On the question of travelling costs, the staff are mobile. I do not know where they all live, as opposed to where they work. If that information is available, my hon. Friend Burnley will receive an explanation. The decision on the Burnley office was based on questions of accessibility and future development in terms of changing work patterns of the Valuation Office. In addition, the recently opened M65 motorway, which links Burnley with Blackburn in east Lancashire to both the M6 and the M61, will significantly improve communication links.
I can assure my hon. Friend that I have looked closely at the issue and we have considered the decisions made since the election. The questions of efficiency, the service to the local area and the costs have been satisfied by the proposals which have been agreed within the budgets that the three groups for which I am the responsible Minister—revenue, customs and the Valuation Office—have to continue to meet.
Having talked to the unions, my understanding is that they accept the agreement, and they entered the discussion on how best to deal with the proposals. They were not press ganged into it. They did so in order to reach agreement—otherwise, they would still be arguing. I accept that some local offices may not agree, and I should be grateful if my hon. Friend would send me a copy of the letter he has from the PTC. So that we can make plans, some clarification may be required about whether it holds constant views.
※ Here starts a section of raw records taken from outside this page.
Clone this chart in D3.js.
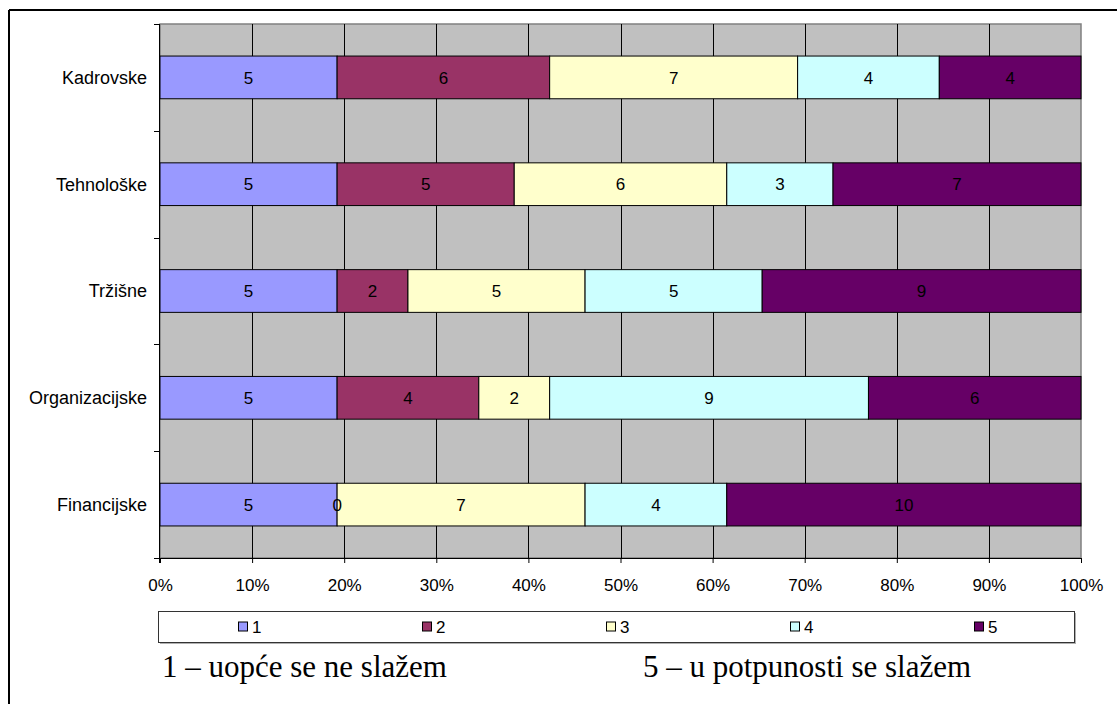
<!DOCTYPE html>
<html>
<head>
<meta charset="utf-8">
<script src="https://cdn.jsdelivr.net/npm/d3@7"></script>
<style>
  html, body { margin: 0; padding: 0; background: #fff; }
  svg { display: block; }
</style>
</head>
<body>
<svg id="chart" width="1117" height="704"></svg>
<script>
// Survey answers per area (counts for ratings 1..5)
const categories = ["Kadrovske", "Tehnološke", "Tržišne", "Organizacijske", "Financijske"];
const seriesNames = ["1", "2", "3", "4", "5"];
const seriesColors = ["#9999FF", "#993366", "#FFFFCC", "#CCFFFF", "#660066"];
const rating1 = [5, 5, 5, 5, 5];
const rating2 = [6, 5, 2, 4, 0];
const rating3 = [7, 6, 5, 2, 7];
const rating4 = [4, 3, 5, 9, 4];
const rating5 = [4, 7, 9, 6, 10];
const xTicks = [0, 0.1, 0.2, 0.3, 0.4, 0.5, 0.6, 0.7, 0.8, 0.9, 1.0];
const noteLeft = "1 – uopće se ne slažem";
const noteRight = "5 – u potpunosti se slažem";

const seriesValues = [rating1, rating2, rating3, rating4, rating5];
const sansFont = "Liberation Sans, Arial, sans-serif";
const serifFont = "Liberation Serif, Times New Roman, serif";

const svg = d3.select("#chart");
const plot = { left: 160, right: 1081, top: 24, bottom: 558 };

// outer frame lines (top and left)
svg.append("line").attr("x1", 9).attr("x2", 1117).attr("y1", 10).attr("y2", 10)
  .attr("stroke", "#000").attr("stroke-width", 2);
svg.append("line").attr("x1", 9).attr("x2", 9).attr("y1", 10).attr("y2", 704)
  .attr("stroke", "#000").attr("stroke-width", 2);

const x = d3.scaleLinear().domain([0, 1]).range([plot.left, plot.right]);
const y = d3.scaleBand().domain(categories).range([plot.top, plot.bottom])
  .paddingInner(0.6).paddingOuter(0.3);
const yBounds = d3.scaleLinear().domain([0, categories.length]).range([plot.top, plot.bottom]);

// plot background
svg.append("rect")
  .attr("x", plot.left).attr("y", plot.top)
  .attr("width", plot.right - plot.left).attr("height", plot.bottom - plot.top)
  .attr("fill", "#C0C0C0").attr("stroke", "#808080").attr("stroke-width", 1.5);

// vertical gridlines
svg.append("g").selectAll("line").data(xTicks.slice(1, -1)).join("line")
  .attr("x1", d => Math.round(x(d)) + 0.5).attr("x2", d => Math.round(x(d)) + 0.5)
  .attr("y1", plot.top).attr("y2", plot.bottom)
  .attr("stroke", "#000").attr("stroke-width", 1);

// stacked data (share of row total)
const rows = categories.map((c, i) => {
  const vals = seriesValues.map(s => s[i]);
  const total = d3.sum(vals);
  let acc = 0;
  return vals.map((v, k) => {
    const seg = { cat: c, k, v, x0: acc / total, x1: (acc + v) / total };
    acc += v;
    return seg;
  });
});
const segments = rows.flat();

svg.append("g").selectAll("rect").data(segments.filter(d => d.v > 0)).join("rect")
  .attr("x", d => x(d.x0)).attr("width", d => x(d.x1) - x(d.x0))
  .attr("y", d => y(d.cat)).attr("height", y.bandwidth())
  .attr("fill", d => seriesColors[d.k])
  .attr("stroke", "#000").attr("stroke-width", 1);

svg.append("g").selectAll("text").data(segments).join("text")
  .attr("x", d => (x(d.x0) + x(d.x1)) / 2)
  .attr("y", d => y(d.cat) + y.bandwidth() / 2)
  .attr("dy", "0.36em")
  .attr("text-anchor", "middle")
  .attr("font-family", sansFont)
  .attr("font-size", 17)
  .attr("fill", "#000")
  .text(d => d.v);

// x axis
const xAxis = d3.axisBottom(x).tickValues(xTicks).tickFormat(d3.format(".0%"))
  .tickSize(5).tickSizeOuter(0);
const gx = svg.append("g").attr("transform", `translate(0,${plot.bottom})`).call(xAxis);
gx.select(".domain").attr("stroke", "#000");
gx.selectAll(".tick line").attr("stroke", "#000");
gx.selectAll(".tick text")
  .attr("font-family", sansFont)
  .attr("font-size", 17).attr("fill", "#000")
  .attr("y", 33).attr("dy", 0);

// y axis line with boundary ticks
svg.append("line").attr("x1", plot.left - 0.5).attr("x2", plot.left - 0.5)
  .attr("y1", plot.top).attr("y2", plot.bottom + 5).attr("stroke", "#000");
svg.append("g").selectAll("line").data(d3.range(categories.length + 1)).join("line")
  .attr("x1", plot.left - 6).attr("x2", plot.left)
  .attr("y1", d => Math.round(yBounds(d)) + 0.5).attr("y2", d => Math.round(yBounds(d)) + 0.5)
  .attr("stroke", "#000");

svg.append("g").selectAll("text").data(categories).join("text")
  .attr("x", 147).attr("y", d => y(d) + y.bandwidth() / 2).attr("dy", "0.36em")
  .attr("text-anchor", "end")
  .attr("font-family", sansFont)
  .attr("font-size", 18).attr("fill", "#000")
  .text(d => d);

// legend
const legend = { left: 158, right: 1074, top: 611, bottom: 642 };
svg.append("rect")
  .attr("x", legend.left + 2).attr("y", legend.top + 2)
  .attr("width", legend.right - legend.left).attr("height", legend.bottom - legend.top)
  .attr("fill", "#b0b0b0");
svg.append("rect")
  .attr("x", legend.left + 0.5).attr("y", legend.top + 0.5)
  .attr("width", legend.right - legend.left).attr("height", legend.bottom - legend.top)
  .attr("fill", "#fff").attr("stroke", "#333").attr("stroke-width", 1);
const legendX = d3.scalePoint().domain(seriesNames).range([238, 974]);
const li = svg.append("g").selectAll("g").data(seriesNames).join("g")
  .attr("transform", d => `translate(${legendX(d)},${(legend.top + legend.bottom) / 2})`);
li.append("rect").attr("x", 0.5).attr("y", -4.5).attr("width", 9).attr("height", 9)
  .attr("fill", (d, i) => seriesColors[i]).attr("stroke", "#000");
li.append("text").attr("x", 14).attr("dy", "0.36em")
  .attr("font-family", sansFont)
  .attr("font-size", 17).attr("fill", "#000").text(d => d);

// scale notes
svg.append("text").attr("x", 162).attr("y", 677)
  .attr("font-family", serifFont)
  .attr("font-size", 31).attr("fill", "#000").text(noteLeft);
svg.append("text").attr("x", 643).attr("y", 677)
  .attr("font-family", serifFont)
  .attr("font-size", 31).attr("fill", "#000").text(noteRight);
</script>
</body>
</html>
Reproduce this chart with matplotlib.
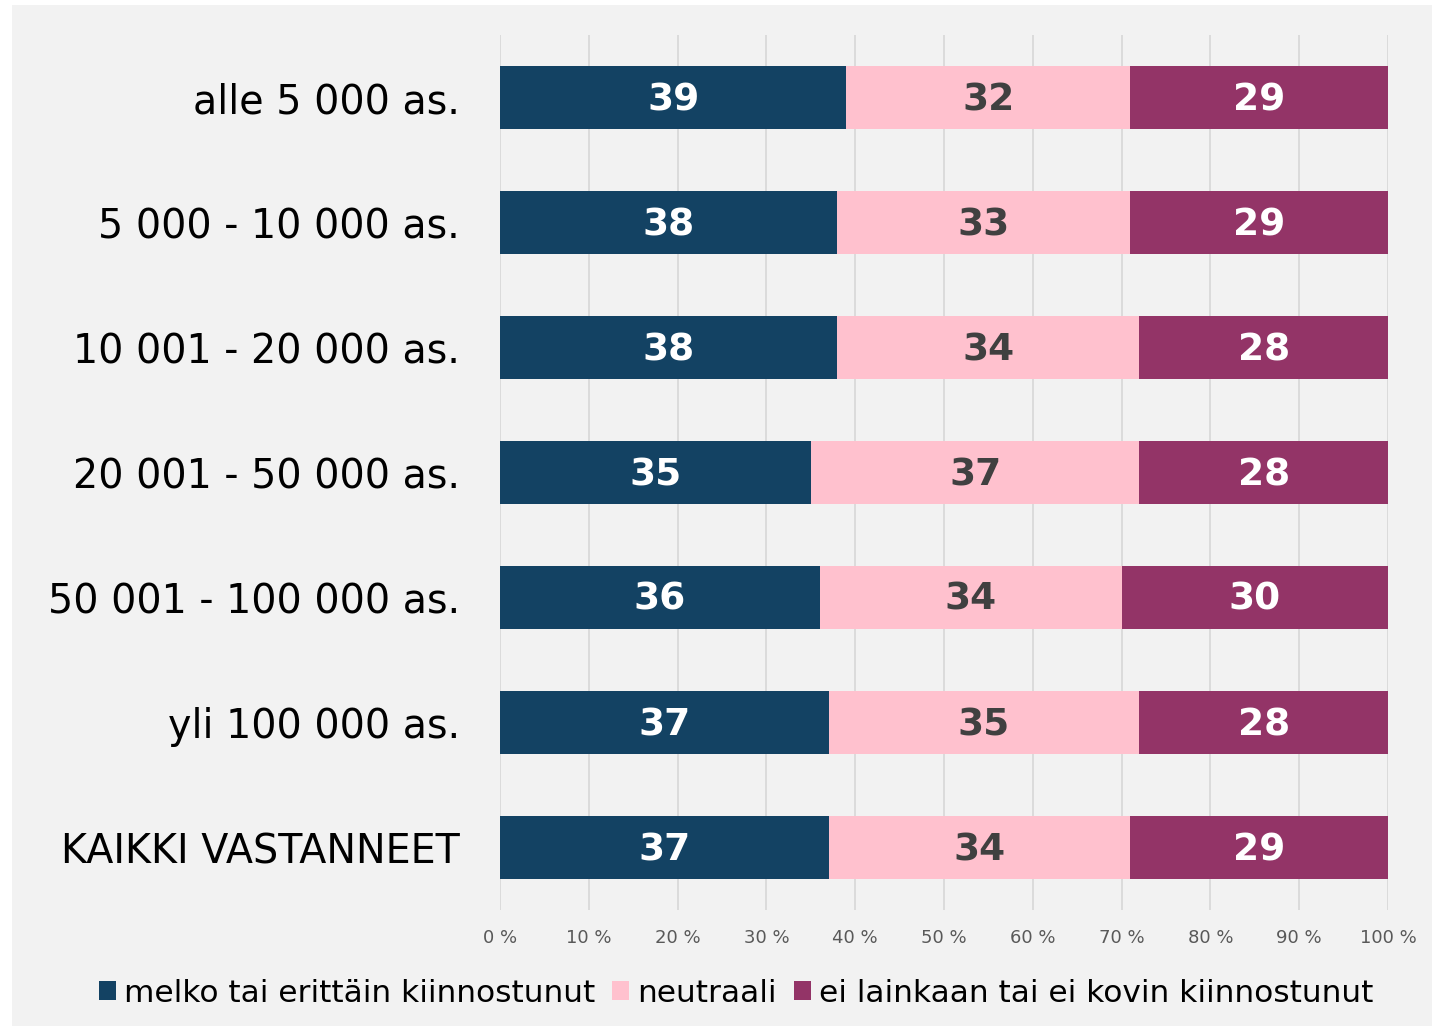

I regret to say that I do not think there is a case for reopening the decision on the Burnley closure, which will take effect in spring 1999. I accept, and I have impressed on the management of the Valuation Office, that it is crucial to support the staff so that they feel secure and we have better services at the end of the process. I undertake to respond to any questions to which my hon. Friend feels he has not received an adequate answer. It was right for him to bring the debate to the House today, and I hope at least that I have explained what we have done.
§ It being Two o'clock, the motion for the Adjournment of the House lapsed, without Question put.
§ Sitting suspended, pursuant to Standing Order No. 10 (Wednesday sittings), till half-past Two o'clock.